One of the iQuilt proposals is to brand the city under its namesake hart, which is another term for a deer. Signs would be put up around the city to better tie everything together.

The initiative includes several Hartwalks around the city. The proposal that includes extending Bushnell Park is for the Greenwalk, a path linking the city’s natural amenities from the Connecticut State Capitol to the Connecticut River.

Other Hartwalks could include a Redwalk for specific cultural stops and a Bluewalk for historic stops. Hartwalks can expand into Hartruns, designed paths for joggers; Hartrides for bicycles; and Hartwheels for buses.

Hartford has the groundwork to be a really inviting city, Biederman said, it just needs to take advantage of it. Large parks adjacent to state capitol buildings are few and far between, and Hartford needs to make better use of Bushnell Park.

The iQuilt plan to uncover part of the underground Park River, that runs under the park, could work as long as there are attractions to bring people to the area, Biederman said.

Proposals for a park with a stream include relocating the 97-year-old carousel to the eastern edge of Bushnell Park; installing a permanent rink for skating in the winter and waterplay in the summer; and a public reading room.

“This should be a tremendous asset,” Biederman said. “It is worthwhile to spend money here.”

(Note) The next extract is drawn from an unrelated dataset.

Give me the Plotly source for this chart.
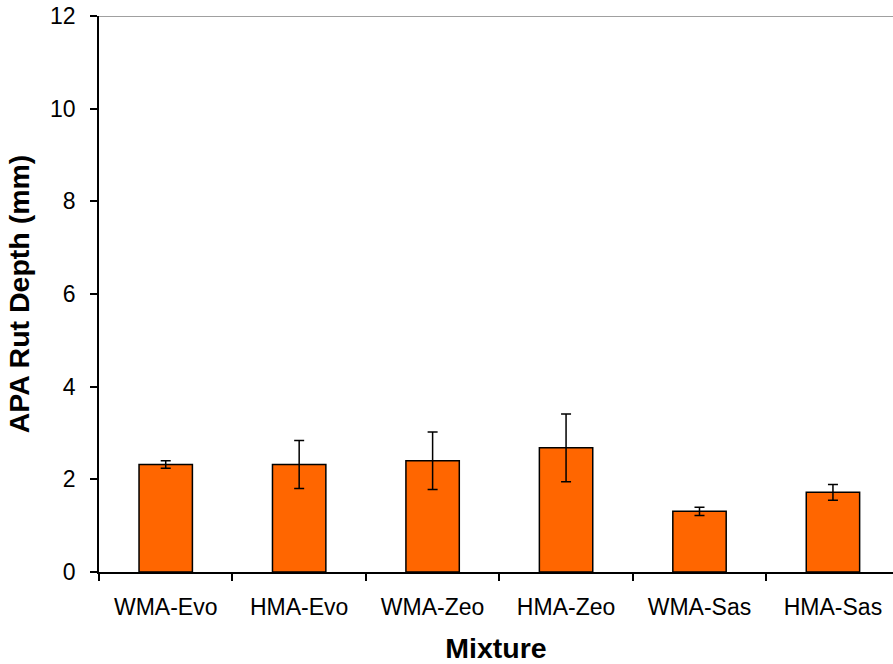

The iQuilt project in 2010 received a $250,000 grant from the National Endowment for the Arts to implement the plan, named one of the five best project proposals from that year. In May, the Hartford Foundation for Public Giving gave the project $400,000 for design and start-up support.

The iQuilt team has not estimated the total cost of the project, as many of the proposals are not finalized.

The key is to implement the proposals in various stages, not try to do everything at once, Suisman said. iQuilt is not a massive project such as the Connecticut Convention Center, but rather about doing small things to tie together what Hartford already has.

“No downtown is built in one project,” Suisman said.